Montreal Canadiens: Cale Fleury on Waivers Reminder Habs Lost Nothing in Expansion
The Montreal Canadiens had the most surprising protection list of all 30 teams in the NHL leading up to the expansion draft in the offseason.
The Seattle Kraken were joining the league and were eligible to take one player from every team in the league except for the Vegas Golden Knights. Most lists were fairly predictable, but the Habs had huge surprises.
First of all, it was announced leading up to the draft that Shea Weber would miss the entire 2021-22 season and would not be protected in expansion.

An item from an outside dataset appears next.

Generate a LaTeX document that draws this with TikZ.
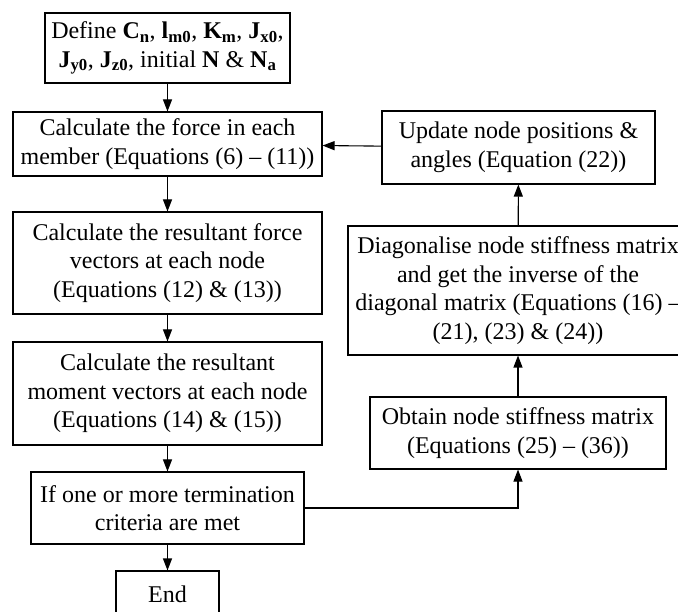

Then, it was also revealed that Carey Price’s name would not be on the protected list submitted by the Montreal Canadiens ahead of the expansion draft. This meant the Seattle Kraken could just take Price from the Habs for nothing at all in return if they wanted him. The only caveat was his contract, but then some injury questions began to linger in the media as well.
Price has five years left on his contract at $10.5 million per year and an expansion team would need to decide if they want to add that kind of cap hit to their roster on day one. Then, the injury rumours started floating and it sounded like Price was going to miss as much time as Weber.
Ultimately, the Kraken chose to take a safer route and selected Cale Fleury instead.
It could have been a lot worse. The Kraken could have chosen Price to be the face of their franchise leaving the Habs scrambling to replace him. They could have taken Jonathan Drouin, taking a skilled top six winger from the Habs or Jake Evans, further weakening the Canadiens at a key position.
But they chose Fleury, a depth defender who played all of last season in the American Hockey League. Yesterday, they put Fleury on waivers, leaving him exposed to be selected by anyone in the league today.
After losing him for nothing, the Canadiens may be tempted to try and bring him back for nothing. With Joel Edmundson still having not played at all at camp and Sami Niku out for a while, maybe Fluery could crack the opening night roster, but probably not ahead of Jeff Petry, Ben Chiarot, David Savard, Alexander Romanov, Brett Kulak or Chris Wideman.
That’s assuming Edmundson and Niku remain out until the regular season and Kaiden Guhle doesn’t make the team.
It just goes to show the Habs made out as good as we could have hoped with expansion and that it could have been so much worse.